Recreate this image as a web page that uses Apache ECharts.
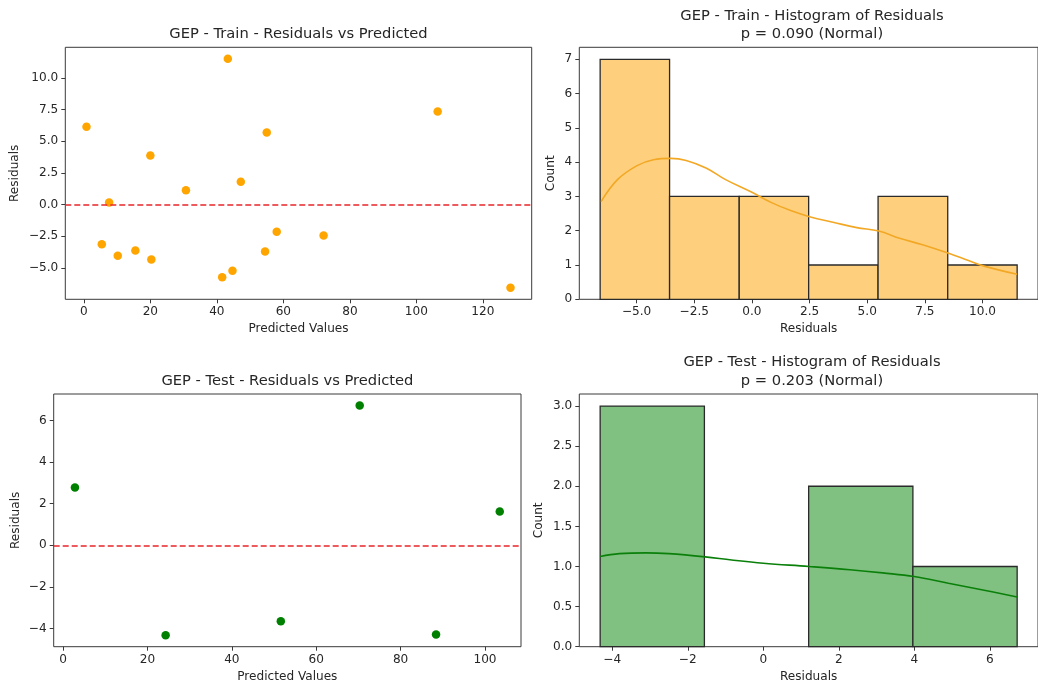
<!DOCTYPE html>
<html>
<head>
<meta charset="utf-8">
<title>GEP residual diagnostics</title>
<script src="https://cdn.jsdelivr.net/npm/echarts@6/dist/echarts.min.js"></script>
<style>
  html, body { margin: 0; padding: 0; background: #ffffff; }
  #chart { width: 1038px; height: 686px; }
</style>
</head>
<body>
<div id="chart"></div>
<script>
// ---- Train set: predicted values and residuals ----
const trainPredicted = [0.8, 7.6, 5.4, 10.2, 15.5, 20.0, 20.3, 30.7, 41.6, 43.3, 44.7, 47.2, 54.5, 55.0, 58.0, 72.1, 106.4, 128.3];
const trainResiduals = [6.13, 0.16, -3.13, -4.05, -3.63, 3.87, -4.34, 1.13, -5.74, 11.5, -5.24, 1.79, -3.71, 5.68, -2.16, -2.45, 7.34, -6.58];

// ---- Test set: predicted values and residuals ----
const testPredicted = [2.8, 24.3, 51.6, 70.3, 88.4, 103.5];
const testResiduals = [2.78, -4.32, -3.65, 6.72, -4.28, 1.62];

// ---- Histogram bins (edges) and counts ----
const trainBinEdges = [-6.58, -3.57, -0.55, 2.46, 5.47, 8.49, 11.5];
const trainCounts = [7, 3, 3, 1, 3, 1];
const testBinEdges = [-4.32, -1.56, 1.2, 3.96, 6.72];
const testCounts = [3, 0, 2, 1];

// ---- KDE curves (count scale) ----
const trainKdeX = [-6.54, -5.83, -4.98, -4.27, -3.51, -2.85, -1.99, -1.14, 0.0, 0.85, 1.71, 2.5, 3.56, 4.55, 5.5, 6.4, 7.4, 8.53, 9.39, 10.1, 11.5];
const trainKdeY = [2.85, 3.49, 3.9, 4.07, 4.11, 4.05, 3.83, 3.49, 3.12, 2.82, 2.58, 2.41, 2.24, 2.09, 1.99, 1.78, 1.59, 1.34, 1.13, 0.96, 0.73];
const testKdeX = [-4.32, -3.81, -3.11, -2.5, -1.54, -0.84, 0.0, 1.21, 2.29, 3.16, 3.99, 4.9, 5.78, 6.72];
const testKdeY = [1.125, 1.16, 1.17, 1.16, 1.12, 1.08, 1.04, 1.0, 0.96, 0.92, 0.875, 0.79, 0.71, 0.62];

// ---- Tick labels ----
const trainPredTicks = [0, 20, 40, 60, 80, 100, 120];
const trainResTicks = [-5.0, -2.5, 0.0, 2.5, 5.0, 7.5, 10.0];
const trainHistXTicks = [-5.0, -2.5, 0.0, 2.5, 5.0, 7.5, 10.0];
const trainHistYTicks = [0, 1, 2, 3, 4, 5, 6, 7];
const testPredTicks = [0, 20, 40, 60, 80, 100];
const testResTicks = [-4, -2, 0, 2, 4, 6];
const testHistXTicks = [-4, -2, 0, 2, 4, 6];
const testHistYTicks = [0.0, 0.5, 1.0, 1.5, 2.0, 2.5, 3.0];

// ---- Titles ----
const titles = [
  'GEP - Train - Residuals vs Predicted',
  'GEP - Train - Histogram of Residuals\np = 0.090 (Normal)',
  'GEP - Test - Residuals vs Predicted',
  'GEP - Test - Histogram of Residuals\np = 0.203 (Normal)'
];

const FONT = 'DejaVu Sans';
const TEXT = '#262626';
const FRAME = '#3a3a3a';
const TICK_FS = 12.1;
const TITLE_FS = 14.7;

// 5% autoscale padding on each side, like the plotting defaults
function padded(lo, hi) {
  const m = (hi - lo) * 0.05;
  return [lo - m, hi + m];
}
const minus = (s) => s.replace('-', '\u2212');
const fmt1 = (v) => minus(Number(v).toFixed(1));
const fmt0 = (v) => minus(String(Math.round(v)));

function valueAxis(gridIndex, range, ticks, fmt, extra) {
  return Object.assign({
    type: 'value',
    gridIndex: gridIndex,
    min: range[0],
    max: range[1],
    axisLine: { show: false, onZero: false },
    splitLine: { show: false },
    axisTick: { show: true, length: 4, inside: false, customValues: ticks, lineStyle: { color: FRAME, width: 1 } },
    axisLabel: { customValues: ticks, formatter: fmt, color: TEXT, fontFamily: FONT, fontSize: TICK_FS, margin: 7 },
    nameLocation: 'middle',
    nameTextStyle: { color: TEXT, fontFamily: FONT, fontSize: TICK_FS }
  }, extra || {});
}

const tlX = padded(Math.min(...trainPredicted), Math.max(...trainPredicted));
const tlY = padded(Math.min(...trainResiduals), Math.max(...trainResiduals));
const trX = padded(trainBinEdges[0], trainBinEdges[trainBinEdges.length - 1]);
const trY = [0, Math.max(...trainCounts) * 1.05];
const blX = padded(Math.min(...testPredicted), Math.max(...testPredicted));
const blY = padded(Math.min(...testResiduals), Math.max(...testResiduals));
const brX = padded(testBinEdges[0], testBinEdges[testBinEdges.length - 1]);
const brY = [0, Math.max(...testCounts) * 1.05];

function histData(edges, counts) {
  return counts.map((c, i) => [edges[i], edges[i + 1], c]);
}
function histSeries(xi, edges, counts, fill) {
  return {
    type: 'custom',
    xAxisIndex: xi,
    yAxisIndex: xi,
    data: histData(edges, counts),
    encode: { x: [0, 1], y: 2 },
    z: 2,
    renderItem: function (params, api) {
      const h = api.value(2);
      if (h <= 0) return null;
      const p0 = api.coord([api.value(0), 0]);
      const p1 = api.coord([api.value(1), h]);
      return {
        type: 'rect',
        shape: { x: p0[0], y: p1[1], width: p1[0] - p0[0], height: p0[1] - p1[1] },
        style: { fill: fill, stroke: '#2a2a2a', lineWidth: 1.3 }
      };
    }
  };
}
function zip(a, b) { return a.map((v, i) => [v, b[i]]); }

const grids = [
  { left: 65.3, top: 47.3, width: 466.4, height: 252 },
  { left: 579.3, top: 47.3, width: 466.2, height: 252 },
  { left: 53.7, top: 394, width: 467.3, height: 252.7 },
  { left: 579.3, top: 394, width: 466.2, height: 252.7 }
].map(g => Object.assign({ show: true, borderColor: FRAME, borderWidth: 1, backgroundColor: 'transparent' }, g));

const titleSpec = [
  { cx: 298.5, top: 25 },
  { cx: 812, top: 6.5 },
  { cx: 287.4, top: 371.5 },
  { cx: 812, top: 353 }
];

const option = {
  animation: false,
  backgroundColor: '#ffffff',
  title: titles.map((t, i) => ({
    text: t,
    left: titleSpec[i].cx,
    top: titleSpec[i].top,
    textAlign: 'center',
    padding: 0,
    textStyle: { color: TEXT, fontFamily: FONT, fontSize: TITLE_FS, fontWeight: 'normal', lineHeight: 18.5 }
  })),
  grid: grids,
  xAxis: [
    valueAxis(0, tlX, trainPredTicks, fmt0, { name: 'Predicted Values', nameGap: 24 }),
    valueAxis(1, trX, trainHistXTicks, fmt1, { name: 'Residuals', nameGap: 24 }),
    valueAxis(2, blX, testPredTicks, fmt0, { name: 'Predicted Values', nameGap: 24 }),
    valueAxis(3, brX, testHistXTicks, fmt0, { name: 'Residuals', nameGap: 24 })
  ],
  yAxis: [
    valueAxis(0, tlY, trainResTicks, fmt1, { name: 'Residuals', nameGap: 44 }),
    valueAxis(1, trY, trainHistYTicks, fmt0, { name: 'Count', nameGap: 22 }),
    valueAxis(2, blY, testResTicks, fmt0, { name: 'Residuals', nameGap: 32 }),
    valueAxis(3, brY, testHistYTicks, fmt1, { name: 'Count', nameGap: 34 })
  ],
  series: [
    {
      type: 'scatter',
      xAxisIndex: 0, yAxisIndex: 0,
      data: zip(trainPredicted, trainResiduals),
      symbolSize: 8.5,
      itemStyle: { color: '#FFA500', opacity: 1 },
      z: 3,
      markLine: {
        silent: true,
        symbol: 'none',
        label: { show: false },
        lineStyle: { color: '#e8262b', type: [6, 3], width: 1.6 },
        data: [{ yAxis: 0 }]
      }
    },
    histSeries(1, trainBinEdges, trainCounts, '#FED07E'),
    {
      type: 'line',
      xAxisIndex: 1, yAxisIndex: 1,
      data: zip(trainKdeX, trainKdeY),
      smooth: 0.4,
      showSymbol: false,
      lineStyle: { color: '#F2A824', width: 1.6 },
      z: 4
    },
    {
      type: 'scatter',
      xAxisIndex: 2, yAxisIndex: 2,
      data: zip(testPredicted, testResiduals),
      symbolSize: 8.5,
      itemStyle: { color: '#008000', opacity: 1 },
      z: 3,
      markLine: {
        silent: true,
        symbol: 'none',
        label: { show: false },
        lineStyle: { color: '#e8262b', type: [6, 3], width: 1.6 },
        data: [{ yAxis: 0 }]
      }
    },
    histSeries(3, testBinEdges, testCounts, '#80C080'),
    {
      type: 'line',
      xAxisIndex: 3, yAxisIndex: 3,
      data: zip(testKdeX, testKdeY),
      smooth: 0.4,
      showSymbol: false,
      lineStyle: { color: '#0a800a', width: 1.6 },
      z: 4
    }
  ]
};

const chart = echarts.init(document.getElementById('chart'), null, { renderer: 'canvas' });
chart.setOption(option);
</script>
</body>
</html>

=======

* _Objective_
Starting with the first line of the data above and ending with the line containing "const testResiduals = [2.78, -4.32, -3.65, 6.72, -4.28, 1.62];", please restate every line exactly, leaving images out.

* _Result below_
Recreate this image as a web page that uses Apache ECharts.
<!DOCTYPE html>
<html>
<head>
<meta charset="utf-8">
<title>GEP residual diagnostics</title>
<script src="https://cdn.jsdelivr.net/npm/echarts@6/dist/echarts.min.js"></script>
<style>
  html, body { margin: 0; padding: 0; background: #ffffff; }
  #chart { width: 1038px; height: 686px; }
</style>
</head>
<body>
<div id="chart"></div>
<script>
// ---- Train set: predicted values and residuals ----
const trainPredicted = [0.8, 7.6, 5.4, 10.2, 15.5, 20.0, 20.3, 30.7, 41.6, 43.3, 44.7, 47.2, 54.5, 55.0, 58.0, 72.1, 106.4, 128.3];
const trainResiduals = [6.13, 0.16, -3.13, -4.05, -3.63, 3.87, -4.34, 1.13, -5.74, 11.5, -5.24, 1.79, -3.71, 5.68, -2.16, -2.45, 7.34, -6.58];

// ---- Test set: predicted values and residuals ----
const testPredicted = [2.8, 24.3, 51.6, 70.3, 88.4, 103.5];
const testResiduals = [2.78, -4.32, -3.65, 6.72, -4.28, 1.62];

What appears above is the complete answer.